▶ Task goal
Drop the pictures, then extract the listing word for word.

▶ Information shown
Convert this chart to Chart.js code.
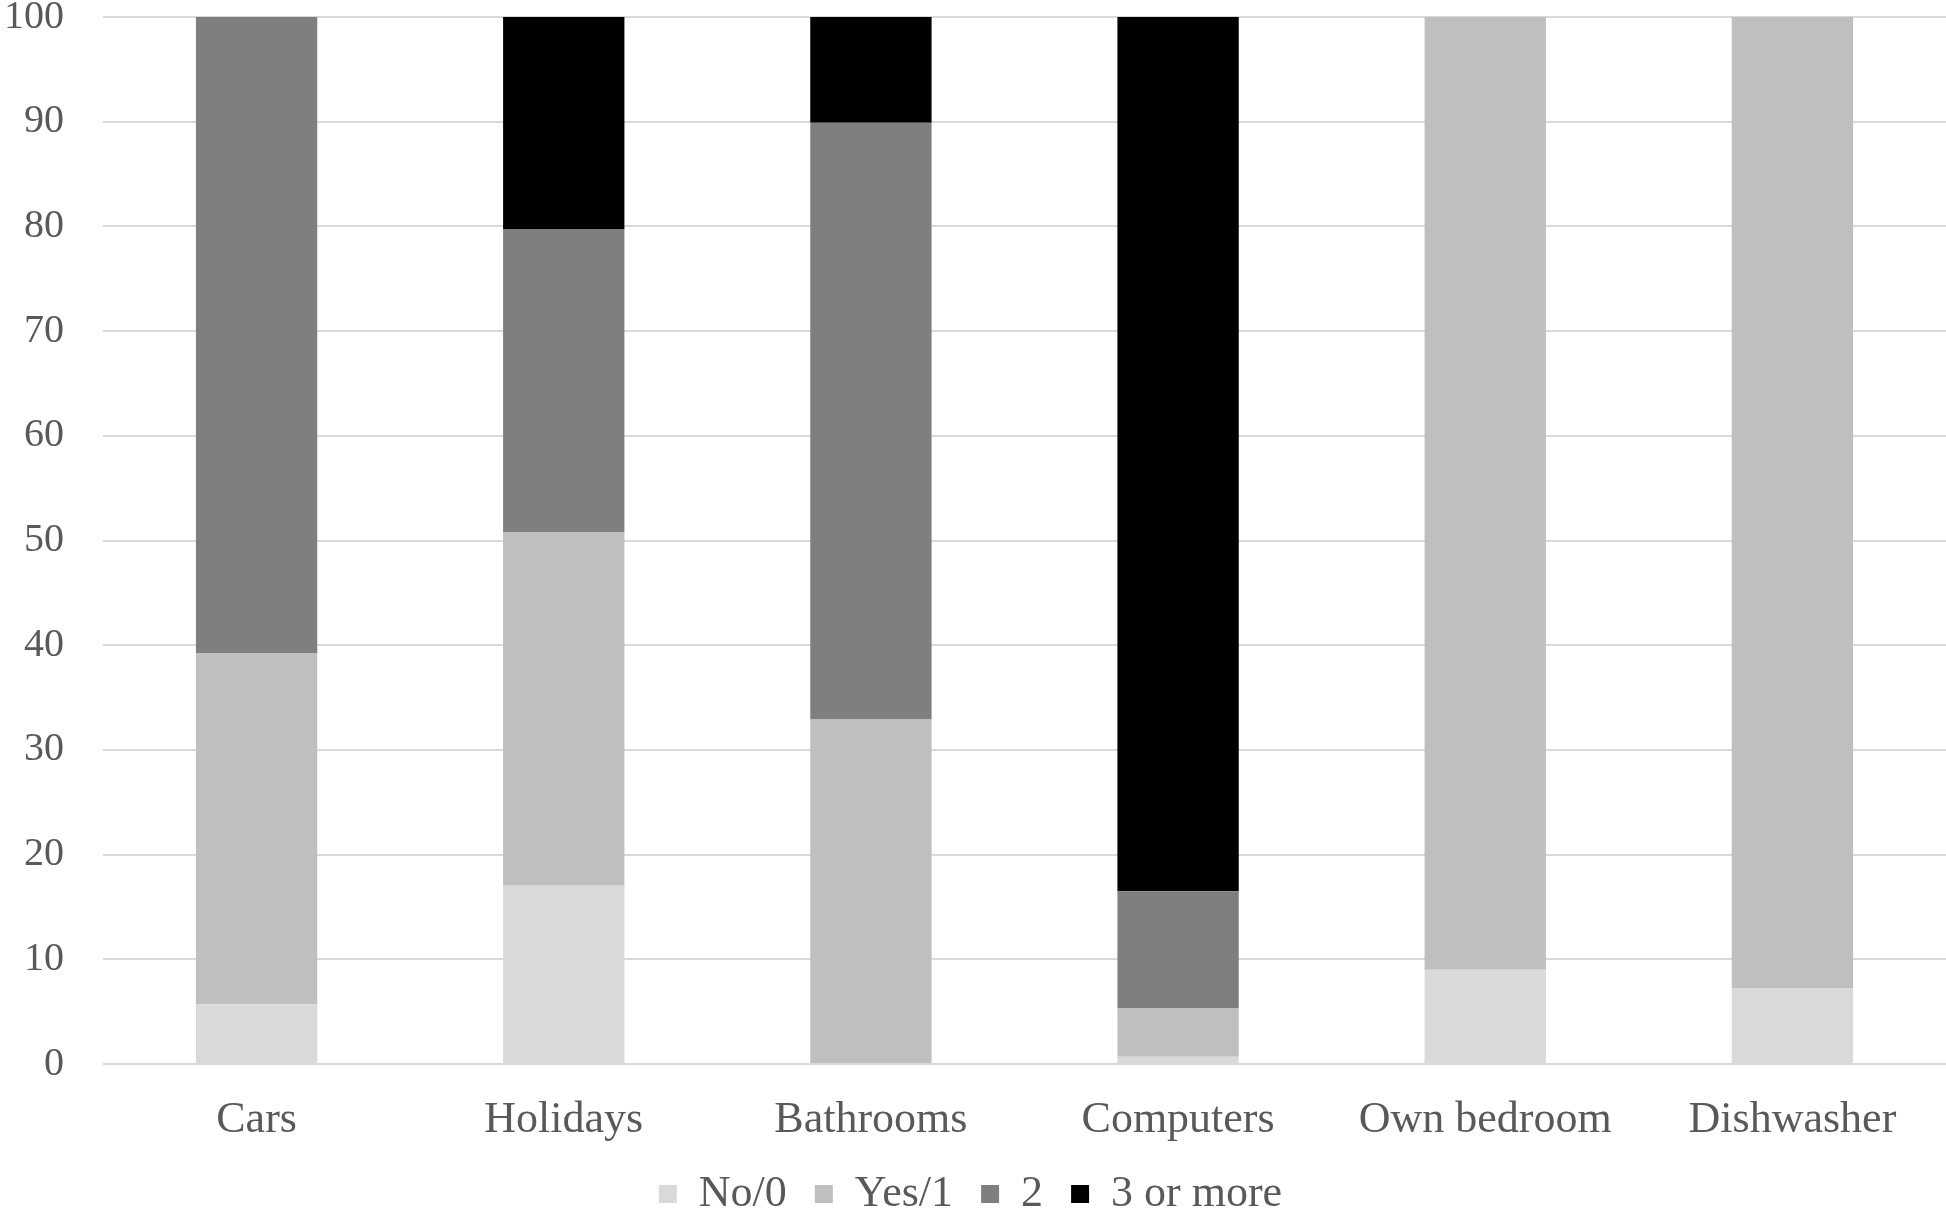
<!DOCTYPE html>
<html>
<head>
<meta charset="utf-8">
<script src="https://cdn.jsdelivr.net/npm/chart.js@4"></script>
<style>
  html, body { margin: 0; padding: 0; background: #fff; }
  .wrap { width: 1946px; height: 1209px; position: relative; }
</style>
</head>
<body>
<div class="wrap"><canvas id="ownershipChart"></canvas></div>
<script>
  // categories and series (percent of respondents)
  const categories = ['Cars', 'Holidays', 'Bathrooms', 'Computers', 'Own bedroom', 'Dishwasher'];
  const noZero   = [5.7, 17.1, 0, 0.7, 9.0, 7.2];
  const yesOne   = [33.5, 33.7, 32.9, 4.6, 91.0, 92.8];
  const two      = [60.8, 28.9, 57.0, 11.2, 0, 0];
  const threePlus = [0, 20.3, 10.1, 83.5, 0, 0];
  const yTicks = [0, 10, 20, 30, 40, 50, 60, 70, 80, 90, 100];

  const serif = "'Liberation Serif', 'Times New Roman', serif";
  const textGrey = '#595959';

  new Chart(document.getElementById('ownershipChart'), {
    type: 'bar',
    data: {
      labels: categories,
      datasets: [
        { label: 'No/0', data: noZero, backgroundColor: '#d9d9d9' },
        { label: 'Yes/1', data: yesOne, backgroundColor: '#bfbfbf' },
        { label: '2', data: two, backgroundColor: '#7f7f7f' },
        { label: '3 or more', data: threePlus, backgroundColor: '#000000' }
      ]
    },
    options: {
      responsive: true,
      maintainAspectRatio: false,
      animation: false,
      layout: { padding: { left: -5, right: 0, top: 0, bottom: -17 } },
      datasets: {
        bar: { categoryPercentage: 1.0, barPercentage: 0.395 }
      },
      plugins: {
        tooltip: { enabled: false },
        legend: {
          position: 'bottom',
          labels: {
            font: { family: serif, size: 44 },
            color: textGrey,
            boxWidth: 18,
            boxHeight: 18,
            padding: 28
          }
        }
      },
      scales: {
        x: {
          stacked: true,
          grid: { display: false },
          border: { display: false },
          afterFit: axis => { axis.height = 80; },
          ticks: {
            font: { family: serif, size: 44, lineHeight: 0.2 },
            color: textGrey,
            padding: 44
          }
        },
        y: {
          stacked: true,
          min: 0,
          max: 100,
          afterBuildTicks: axis => { axis.ticks = yTicks.map(v => ({ value: v })); },
          grid: { color: '#d9d9d9', lineWidth: 2, drawTicks: true, tickLength: 30, tickColor: 'rgba(0,0,0,0)' },
          border: { display: false },
          ticks: {
            font: { family: serif, size: 40, lineHeight: 0.4 },
            color: textGrey,
            padding: 9
          }
        }
      }
    }
  });
</script>
</body>
</html>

▶ Exercise answer
Convert this chart to Chart.js code.
<!DOCTYPE html>
<html>
<head>
<meta charset="utf-8">
<script src="https://cdn.jsdelivr.net/npm/chart.js@4"></script>
<style>
  html, body { margin: 0; padding: 0; background: #fff; }
  .wrap { width: 1946px; height: 1209px; position: relative; }
</style>
</head>
<body>
<div class="wrap"><canvas id="ownershipChart"></canvas></div>
<script>
  // categories and series (percent of respondents)
  const categories = ['Cars', 'Holidays', 'Bathrooms', 'Computers', 'Own bedroom', 'Dishwasher'];
  const noZero   = [5.7, 17.1, 0, 0.7, 9.0, 7.2];
  const yesOne   = [33.5, 33.7, 32.9, 4.6, 91.0, 92.8];
  const two      = [60.8, 28.9, 57.0, 11.2, 0, 0];
  const threePlus = [0, 20.3, 10.1, 83.5, 0, 0];
  const yTicks = [0, 10, 20, 30, 40, 50, 60, 70, 80, 90, 100];

  const serif = "'Liberation Serif', 'Times New Roman', serif";
  const textGrey = '#595959';

  new Chart(document.getElementById('ownershipChart'), {
    type: 'bar',
    data: {
      labels: categories,
      datasets: [
        { label: 'No/0', data: noZero, backgroundColor: '#d9d9d9' },
        { label: 'Yes/1', data: yesOne, backgroundColor: '#bfbfbf' },
        { label: '2', data: two, backgroundColor: '#7f7f7f' },
        { label: '3 or more', data: threePlus, backgroundColor: '#000000' }
      ]
    },
    options: {
      responsive: true,
      maintainAspectRatio: false,
      animation: false,
      layout: { padding: { left: -5, right: 0, top: 0, bottom: -17 } },
      datasets: {
        bar: { categoryPercentage: 1.0, barPercentage: 0.395 }
      },
      plugins: {
        tooltip: { enabled: false },
        legend: {
          position: 'bottom',
          labels: {
            font: { family: serif, size: 44 },
            color: textGrey,
            boxWidth: 18,
            boxHeight: 18,
            padding: 28
          }
        }
      },
      scales: {
        x: {
          stacked: true,
          grid: { display: false },
          border: { display: false },
          afterFit: axis => { axis.height = 80; },
          ticks: {
            font: { family: serif, size: 44, lineHeight: 0.2 },
            color: textGrey,
            padding: 44
          }
        },
        y: {
          stacked: true,
          min: 0,
          max: 100,
          afterBuildTicks: axis => { axis.ticks = yTicks.map(v => ({ value: v })); },
          grid: { color: '#d9d9d9', lineWidth: 2, drawTicks: true, tickLength: 30, tickColor: 'rgba(0,0,0,0)' },
          border: { display: false },
          ticks: {
            font: { family: serif, size: 40, lineHeight: 0.4 },
            color: textGrey,
            padding: 9
          }
        }
      }
    }
  });
</script>
</body>
</html>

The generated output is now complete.